Rocks, Roots, and Rain: AT SOBO Journey Begins in Maine

“Everybody has a plan until they get punched in the mouth,” Mike Tyson on preparing for his fight with Evander Holyfield.

While my ears are still attached to my head, all my preparation took a hard reality check as I began my SOBO AT hike. Now 114 miles in, I understand much better the conditions I’ll be dealing with for the next several hundred miles. It isn’t what I expected, and I don’t think anyone can really be totally prepared for climbing Katahdin, then heading off for ten days into the 100 Mile Wilderness. Probably the most important lesson I learned is that I am not in charge.

Climbing Katahdin

Getting up Katahdin was a challenge that I really enjoyed. The rangers at Baxter State Park give you a loaner daypack so you don’t need to haul all your gear and food up, just to bring it back down. With all the rain the area received in the days prior to my arrival, parts of the Hunt Trail were a stream. I put my trekking poles away just below the tree line as the trail turned into boulders. Very challenging and very fun five miles of climbing!

It’s a long way to the top with lots of rocks and rolls.

The weather conditions were not ideal on the summit with wind and drizzly fog, so I headed down pretty quickly. I found the cairn marking the true high point, located the first SOBO white blaze, and started back down the Hunt Trail/AT for my first five miles back to the Katahdin Stream Ranger Station and my campsite.

Cairn at the summit of Katahdin. Note the marvelous view in the background.

Slow and steady gets you to the top. And down safely. The journey on Katahdin isn’t over until you make it back.

Looking down the Hunt Trail above the treeline

The 100 Mile Wilderness

Do you remember the haunted forest in The Wizard of Oz when the flying monkeys took Dorothy? That’s what I felt like walking into the 100 Mile Wilderness. It’s a thick bit of woods with a pathway filled with roots, mud, and rocks. Some of the bogs have low plank bridges to keep you out of the mud, but those things get slicker than baby poop after a can of peaches. The condition of the trail was really something I could not prepare for, nor would I recommend it. You just have to get out and do it, managing expectations for daily milage.

Into the Wilderness. At times I wanted to click my heels together 3 times and go home to Alabama.

The reward for enduring the tough trail conditions is walks alongside ponds and sprawling mountain views. The distinctive call of the loon is almost reward enough for the challenge.

Listening for the loons at a pond above Hurd Brook Lean-to while enjoying the finest instant grits

There were a few times I threw my trekking poles ahead of me and climbed the rocks to get to the peaks of White Cap and Chairback Mountains.
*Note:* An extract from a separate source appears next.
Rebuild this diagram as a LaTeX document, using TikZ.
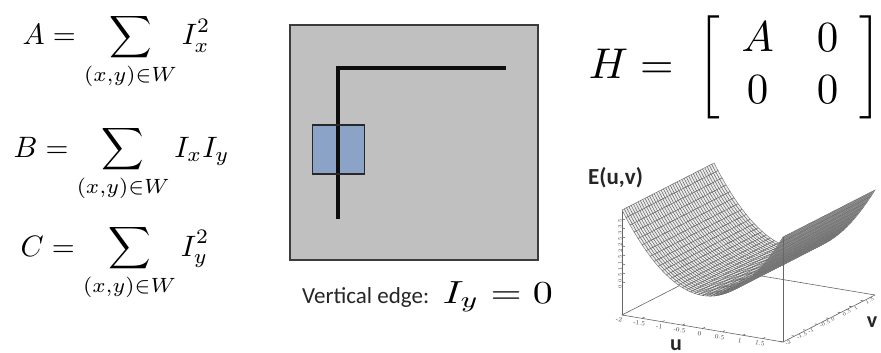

It was worth the struggle.

View from Chairback Mountain after the clouds broke

Epic Rains Change the Plan

The first half of the 100 Mile Wilderness is mostly flat, creating conditions for a muddy hike. Once I got into the hilly second half, the trail was generally drier but with more rock climbs. I spent my first night in this hilly section at Chairback Gap Lean-to. The rain started at 3:00 a.m. and didn’t stop until 9:00 a.m. the next day. I hiked for miles in ankle deep puddles of 55-degree water. I negotiated slick rock climbs and descents. I waited 24 hours for the water to go down on four stream fords, negating a day of hiking I had actually made up two days before. While I made it out of the Wilderness, I continue to wait in Monson for the Kennebec River ferry to open, hopefully next week. The general store has good beer at a reasonable price, so things could be worse.

Because of the water, I also had the distinct pleasure of visiting the Best Buy in Bangor to buy a new phone. Apologies for a few missing pictures.

Who is in charge, anyway?

It’s not me. As someone who has completed a career where the saying “When in charge, take charge,” rules the day, this experience has been humbling. Nature and the Almighty rule the day here, and I’m just lucky to be in the creation.

Solo, but not unsupported

The AT community is awesome! From the initial logistical support at the Appalachian Trail Hostel and Outfitters in Millinocket, to the great folks at Shaw’s Hostel and Poet’s Gear Emporium, I have a lot of knowledgeable support. I’m starting to meet a handful of other SOBOs, many of whom have vast long trail and AT experience. Besides picking their brains on trail topics, they are just genuinely good people to talk to. There is a family from Ireland (father, 10-year-old daughter, and 8-year-old son) hiking 24 miles per day! I’ve met triple crowners and others like me on their first long distance hike. We all help each other stay positive and hopefully be successful. Everyone has been fantastic, and I look forward to meeting the next group.

Of course, I still have the support of my family back home, too.  I hope they enjoy the photos I send when I can. I particularly appreciate the small Swiss Army knife my dad gave me. It’s critical when I need to cut the cheese.